Itu cara kita bertahan.
Karena
manusia butuh diterima. Dan penerimaan itu sering terasa bersyarat:
- harus kuat,
- harus sukses,
- harus terlihat bahagia,
- harus “nggak nyusahin orang”.
Padahal hati
kadang cuma ingin bilang:
“Hallo,
boleh nggak sekali aja aku jadi rapuh tanpa dihakimi?”
Ketika
Panggung Itu Akhirnya Retak
Ada satu
waktu ketika Reza nggak kuat lagi. Saat nongkrong, dia cuma diam. Jokes-nya
macet, senyumnya kusut.
Temannya
nanya:
“Bro, kok lo
beda?”
Dan malam
itu untuk pertama kalinya Reza jujur:
“Gue capek
pura-pura kuat.”
Yang
terjadi?
Bukan drama, bukan hujatan, bukan dijauhi.
Justru:
- ada pelukan,
- ada obrolan jujur,
- ada kedekatan yang selama ini tertutup oleh
peran.
Dari situ
Reza sadar:
ternyata sisi rapuh manusia justru yang bikin kita lebih dekat satu sama lain.
Pelajaran
Kehidupan yang Dalam tapi Sederhana
Dari
perspektif akademis, dramaturgi mengajarkan bahwa identitas bukan sesuatu yang
tunggal. Ia adalah kumpulan peran yang kita pertunjukkan sesuai dengan tuntutan
sosial.
Dari
perspektif kemanusiaan, kisah Reza mengajarkan bahwa:
- Panggung depan perlu, tapi panggung belakang
jangan diabaikan.
- Peran penting, tapi pemeran utama tetap diri
sendiri.
- Topeng boleh, tapi jangan sampai lupa wajah asli
kita.
- Kerapuhan bukan kelemahan—itu jembatan yang
memperdalam hubungan.
Dan justru
di ruang belakang itulah kesehatan mental kita dijaga.
Menghangatkan
Kalau hari
ini kamu lagi capek tampil di panggung depan… itu wajar.
Nggak harus kuat terus. Nggak harus sempurna. Nggak harus rapi setiap saat.
Coba lepas
sepatu, rebahan, dan kasih ruang buat hati kamu bernapas.
Dan kalau
suatu hari panggung depanmu retak, jangan panik.

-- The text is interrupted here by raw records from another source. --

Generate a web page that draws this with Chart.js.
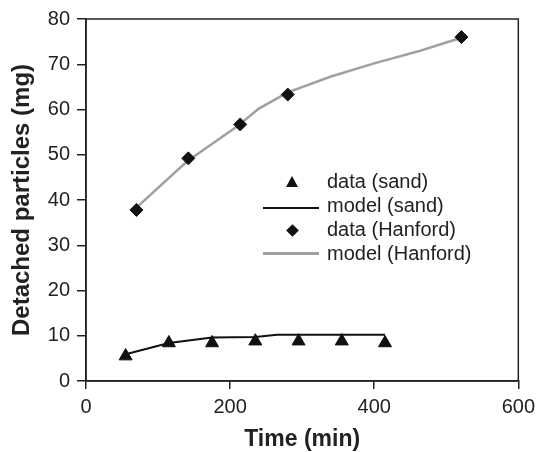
<!DOCTYPE html>
<html lang="en">
<head>
<meta charset="UTF-8">
<title>Detached particles</title>
<script src="https://cdn.jsdelivr.net/npm/chart.js"></script>
<style>
  body { margin: 0; background: #fff; }
  #wrap { position: relative; width: 541px; height: 452px; font-family: "Liberation Sans", Arial, sans-serif; }
  .row { position: absolute; left: 327px; font-size: 20px; line-height: 24px; color: #222; white-space: nowrap; }
  .tri { position: absolute; left: 286px; top: 176px; width: 0; height: 0;
         border-left: 6.5px solid transparent; border-right: 6.5px solid transparent; border-bottom: 11.5px solid #111; }
  .dia { position: absolute; left: 288px; top: 225.5px; width: 9px; height: 9px; background: #111; transform: rotate(45deg); }
  .ln { position: absolute; left: 263px; width: 56px; }
</style>
</head>
<body>
<div id="wrap">
  <canvas id="chart" width="541" height="452"></canvas>
  <div class="tri"></div>
  <div class="row" style="top:169px">data (sand)</div>
  <div class="ln" style="top:207px; height:2px; background:#111"></div>
  <div class="row" style="top:193px">model (sand)</div>
  <div class="dia"></div>
  <div class="row" style="top:217px">data (Hanford)</div>
  <div class="ln" style="top:252px; height:2.5px; background:#a0a0a0"></div>
  <div class="row" style="top:241px">model (Hanford)</div>
</div>
<script>
const sandTime = [55, 115, 175, 235, 295, 355, 415];
const sandData = [5.5, 8.4, 8.4, 8.8, 8.8, 8.8, 8.4];
const sandModelTime = [55, 115, 175, 235, 265, 295, 355, 415];
const sandModel = [5.9, 8.4, 9.6, 9.7, 10.2, 10.2, 10.2, 10.2];
const hanfordTime = [70, 142, 214, 280, 521];
const hanfordData = [37.8, 49.2, 56.7, 63.3, 76.0];
const hanfordModelTime = [70, 140, 210, 240, 280, 340, 400, 460, 490, 520];
const hanfordModel = [38.3, 48.5, 56.3, 60.2, 63.8, 67.3, 70.2, 72.8, 74.3, 75.8];
const xTicks = [0, 200, 400, 600];
const yTicks = [0, 10, 20, 30, 40, 50, 60, 70, 80];

const fam = '"Liberation Sans", Arial, sans-serif';
const ink = '#222';
const pts = (xs, ys) => xs.map((x, i) => ({ x: x, y: ys[i] }));

// box round the plot area
const frame = {
    id: 'frame',
    beforeDatasetsDraw(chart) {
        const { ctx, chartArea: a } = chart;
        ctx.save();
        ctx.strokeStyle = ink;
        ctx.lineWidth = 1.5;
        ctx.strokeRect(a.left, a.top, a.right - a.left, a.bottom - a.top);
        ctx.restore();
    }
};

new Chart(document.getElementById('chart'), {
    type: 'scatter',
    data: {
        datasets: [
            {
                label: 'data (sand)',
                data: pts(sandTime, sandData),
                pointStyle: 'triangle',
                pointRadius: 7.5,
                backgroundColor: '#111',
                borderColor: '#111',
                borderWidth: 1,
                order: 0
            },
            {
                label: 'model (sand)',
                data: pts(sandModelTime, sandModel),
                showLine: true,
                pointRadius: 0,
                borderColor: '#111',
                borderWidth: 2,
                order: 1
            },
            {
                label: 'data (Hanford)',
                data: pts(hanfordTime, hanfordData),
                pointStyle: 'rectRot',
                pointRadius: 6.5,
                backgroundColor: '#111',
                borderColor: '#111',
                borderWidth: 1,
                order: 0
            },
            {
                label: 'model (Hanford)',
                data: pts(hanfordModelTime, hanfordModel),
                showLine: true,
                pointRadius: 0,
                borderColor: '#a0a0a0',
                borderWidth: 2.5,
                order: 1
            }
        ]
    },
    options: {
        responsive: false,
        animation: false,
        devicePixelRatio: 1,
        layout: { padding: { top: 17, right: 20, left: 0, bottom: 0 } },
        plugins: {
            legend: { display: false },
            tooltip: { enabled: false }
        },
        scales: {
            x: {
                type: 'linear',
                min: 0,
                max: 600,
                afterBuildTicks: s => { s.ticks = xTicks.map(v => ({ value: v })); },
                afterFit: s => { s.height = 71; },
                ticks: { font: { size: 20, family: fam }, color: ink, padding: 6 },
                grid: { drawOnChartArea: false, tickLength: 8, color: ink, lineWidth: 1.5 },
                border: { color: ink, width: 1.5 },
                title: {
                    display: true,
                    text: 'Time (min)',
                    color: ink,
                    font: { size: 23, weight: 'bold', family: fam, lineHeight: 1 },
                    padding: { top: 0, bottom: 1 }
                }
            },
            y: {
                type: 'linear',
                min: 0,
                max: 80,
                afterBuildTicks: s => { s.ticks = yTicks.map(v => ({ value: v })); },
                afterFit: s => { s.width = 86; },
                ticks: { font: { size: 20, family: fam }, color: ink, padding: 7 },
                grid: { drawOnChartArea: false, tickLength: 9, color: ink, lineWidth: 1.5 },
                border: { color: ink, width: 1.5 },
                title: {
                    display: true,
                    text: 'Detached particles (mg)',
                    color: ink,
                    font: { size: 24, weight: 'bold', family: fam, lineHeight: 1 },
                    padding: { top: 10, bottom: 0 }
                }
            }
        }
    },
    plugins: [frame]
});
</script>
</body>
</html>
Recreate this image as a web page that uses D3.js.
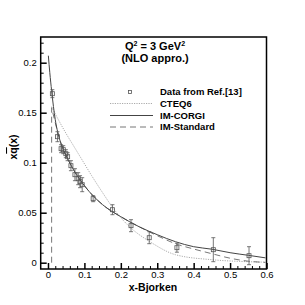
<!DOCTYPE html>
<html>
<head>
<meta charset="utf-8">
<script src="https://cdn.jsdelivr.net/npm/d3@7"></script>
<style>
  body { margin: 0; background: #fff; }
  svg text { font-family: "Liberation Sans", Arial, Helvetica, sans-serif; }
</style>
</head>
<body>
<svg id="chart" width="305" height="305"></svg>
<script>
// data points (x, xqbar, error)
var dataX   = [0.012, 0.026, 0.036, 0.042, 0.049, 0.054, 0.063, 0.074, 0.083, 0.088, 0.094, 0.124, 0.177, 0.228, 0.278, 0.354, 0.454, 0.552];
var dataY   = [0.169, 0.126, 0.114, 0.113, 0.109, 0.106, 0.097, 0.088, 0.084, 0.081, 0.078, 0.064, 0.053, 0.037, 0.025, 0.015, 0.013, 0.007];
var dataErr = [0.004, 0.005, 0.004, 0.004, 0.004, 0.004, 0.005, 0.006, 0.006, 0.006, 0.007, 0.003, 0.005, 0.006, 0.006, 0.0045, 0.012, 0.009];

// CTEQ6 (dotted)
var cteqX = [0.01, 0.03, 0.05, 0.07, 0.09, 0.12, 0.15, 0.18, 0.2, 0.23, 0.28, 0.35, 0.45, 0.55, 0.6];
var cteqY = [0.156, 0.142, 0.129, 0.117, 0.105, 0.087, 0.070, 0.054, 0.045, 0.034, 0.021, 0.008, 0.003, 0.001, 0.0005];

// IM-CORGI (solid)
var corgiX = [0.001, 0.005, 0.01, 0.02, 0.03, 0.04, 0.05, 0.07, 0.1, 0.15, 0.2, 0.25, 0.3, 0.35, 0.4, 0.45, 0.5, 0.55, 0.6];
var corgiY = [0.207, 0.190, 0.172, 0.143, 0.126, 0.115, 0.107, 0.093, 0.077, 0.058, 0.046, 0.036, 0.028, 0.021, 0.016, 0.0135, 0.010, 0.0074, 0.0047];

// IM-Standard (dashed)
var stdX = [0.01, 0.01, 0.02, 0.03, 0.04, 0.05, 0.07, 0.1, 0.15, 0.2, 0.25, 0.3, 0.35, 0.4, 0.45, 0.5, 0.55, 0.6];
var stdY = [0, 0.155, 0.140, 0.126, 0.115, 0.107, 0.093, 0.077, 0.058, 0.046, 0.036, 0.027, 0.019, 0.0137, 0.009, 0.0045, 0.0015, 0.0003];

var xTicks = [0, 0.1, 0.2, 0.3, 0.4, 0.5, 0.6];
var yTicks = [0, 0.05, 0.1, 0.15, 0.2];
var legendLabels = ["Data from Ref.[13]", "CTEQ6", "IM-CORGI", "IM-Standard"];

var svg = d3.select("#chart");

var x = d3.scaleLinear().domain([-0.02, 0.6]).range([40.7, 266.5]);
var y = d3.scaleLinear().domain([-0.0063, 0.2257]).range([269, 37]);

var fmt = function(d) { return d === 0 ? "0" : String(+d.toFixed(2)); };

// minor ticks
var xMinor = d3.range(0, 0.6001, 0.02).filter(function(d) { return Math.abs(d * 10 - Math.round(d * 10)) > 1e-6; });
var yMinor = d3.range(0, 0.2201, 0.01).filter(function(d) { return Math.abs(d * 20 - Math.round(d * 20)) > 1e-6; });

svg.append("g").attr("transform", "translate(0,269)")
  .call(d3.axisBottom(x).tickValues(xMinor).tickSize(-3).tickFormat(""))
  .call(function(g) { g.select(".domain").remove(); g.selectAll("line").attr("stroke", "#000"); });
svg.append("g").attr("transform", "translate(40.7,0)")
  .call(d3.axisLeft(y).tickValues(yMinor).tickSize(-3).tickFormat(""))
  .call(function(g) { g.select(".domain").remove(); g.selectAll("line").attr("stroke", "#000"); });

var xAxis = svg.append("g").attr("transform", "translate(0,269)")
  .call(d3.axisBottom(x).tickValues(xTicks).tickSize(-6).tickPadding(2).tickFormat(fmt));
xAxis.select(".domain").remove();
xAxis.selectAll("line").attr("stroke", "#000").attr("stroke-width", 1.5);
xAxis.selectAll("text").attr("font-size", "9.5px").attr("fill", "#000");

var yAxis = svg.append("g").attr("transform", "translate(40.7,0)")
  .call(d3.axisLeft(y).tickValues(yTicks).tickSize(-6).tickPadding(4).tickFormat(fmt));
yAxis.select(".domain").remove();
yAxis.selectAll("line").attr("stroke", "#000").attr("stroke-width", 1.5);
yAxis.selectAll("text").attr("font-size", "9.5px").attr("fill", "#000");

// frame
svg.append("rect")
  .attr("x", 40.7).attr("y", 37).attr("width", 266.5 - 40.7).attr("height", 269 - 37)
  .attr("fill", "none").attr("stroke", "#000").attr("stroke-width", 1.5);

svg.append("clipPath").attr("id", "plotclip")
  .append("rect").attr("x", 41.5).attr("y", 37.5).attr("width", 224).attr("height", 231);

var plot = svg.append("g").attr("clip-path", "url(#plotclip)");

var line = d3.line().curve(d3.curveMonotoneX);
var linePts = function(xs, ys) { return xs.map(function(v, i) { return [x(v), y(ys[i])]; }); };

plot.append("path").attr("d", line(linePts(cteqX, cteqY)))
  .attr("fill", "none").attr("stroke", "#aaa").attr("stroke-width", 1).attr("stroke-dasharray", "1.2,1.2");

plot.append("path").attr("d", d3.line()(linePts(stdX.slice(0, 2), stdY.slice(0, 2))) + line(linePts(stdX.slice(1), stdY.slice(1))).replace(/^M/, "L"))
  .attr("fill", "none").attr("stroke", "#777").attr("stroke-width", 1).attr("stroke-dasharray", "6,4");

plot.append("path").attr("d", line(linePts(corgiX, corgiY)))
  .attr("fill", "none").attr("stroke", "#444").attr("stroke-width", 1);

// data points with error bars
var pts = plot.selectAll("g.pt").data(dataX.map(function(v, i) { return { x: v, y: dataY[i], e: dataErr[i] }; }))
  .enter().append("g").attr("class", "pt");
pts.append("line")
  .attr("x1", function(d) { return x(d.x); }).attr("x2", function(d) { return x(d.x); })
  .attr("y1", function(d) { return y(d.y - d.e); }).attr("y2", function(d) { return y(d.y + d.e); })
  .attr("stroke", "#555").attr("stroke-width", 0.8);
[-1, 1].forEach(function(s) {
  pts.append("line")
    .attr("x1", function(d) { return x(d.x) - 2; }).attr("x2", function(d) { return x(d.x) + 2; })
    .attr("y1", function(d) { return y(d.y + s * d.e); }).attr("y2", function(d) { return y(d.y + s * d.e); })
    .attr("stroke", "#555").attr("stroke-width", 0.8);
});
pts.append("rect")
  .attr("x", function(d) { return x(d.x) - 2; }).attr("y", function(d) { return y(d.y) - 2; })
  .attr("width", 4).attr("height", 4)
  .attr("fill", "none").attr("stroke", "#555").attr("stroke-width", 0.8);

// legend
var legY = [92, 103.5, 115.5, 127];
var leg = svg.append("g");
leg.append("rect").attr("x", 128.5).attr("y", legY[0] - 1.5).attr("width", 3).attr("height", 3)
  .attr("fill", "none").attr("stroke", "#555").attr("stroke-width", 0.8);
leg.append("line").attr("x1", 110).attr("x2", 153).attr("y1", legY[1]).attr("y2", legY[1])
  .attr("stroke", "#aaa").attr("stroke-dasharray", "1.2,1.2");
leg.append("line").attr("x1", 110).attr("x2", 153).attr("y1", legY[2]).attr("y2", legY[2])
  .attr("stroke", "#444");
leg.append("line").attr("x1", 110).attr("x2", 153).attr("y1", legY[3]).attr("y2", legY[3])
  .attr("stroke", "#777").attr("stroke-dasharray", "6,4");
leg.selectAll("text").data(legendLabels).enter().append("text")
  .attr("x", 160).attr("y", function(d, i) { return legY[i] + 3.3; })
  .attr("font-size", "9.5px").attr("font-weight", "bold").text(function(d) { return d; });

// title
var t1 = svg.append("text").attr("x", 155).attr("y", 50).attr("text-anchor", "middle")
  .attr("font-size", "11px").attr("font-weight", "bold");
t1.append("tspan").text("Q");
t1.append("tspan").attr("font-size", "7px").attr("dy", -4).text("2");
t1.append("tspan").attr("dy", 4).text(" = 3 GeV");
t1.append("tspan").attr("font-size", "7px").attr("dy", -4).text("2");
svg.append("text").attr("x", 155).attr("y", 62).attr("text-anchor", "middle")
  .attr("font-size", "11px").attr("font-weight", "bold").text("(NLO appro.)");

// axis titles
svg.append("text").attr("x", 153).attr("y", 290.5).attr("text-anchor", "middle")
  .attr("font-size", "10.5px").attr("font-weight", "bold").text("x-Bjorken");
var yt = svg.append("text").attr("transform", "translate(17,147) rotate(-90)").attr("text-anchor", "middle")
  .attr("font-size", "10.5px").attr("font-weight", "bold");
yt.append("tspan").text("x");
yt.append("tspan").style("text-decoration", "overline").text("q");
yt.append("tspan").text("(x)");
</script>
</body>
</html>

Siapa tahu dari reruntuhan itu kamu ketemu orang-orang yang benar-benar
mencintai kamu tanpa syarat.
Karena
akhirnya, hidup bukan soal performa.
Bukan soal naskah.
Bukan soal tepuk tangan.
Hidup adalah
soal kejujuran hati, keberanian menjadi diri sendiri, dan kemampuan menerima
bahwa kita manusia—bukan aktor yang harus main tanpa henti.
Dan di
tengah segala peran yang kita mainkan, jangan lupa satu hal:
kita layak dicintai bahkan ketika layar panggung itu sudah turun.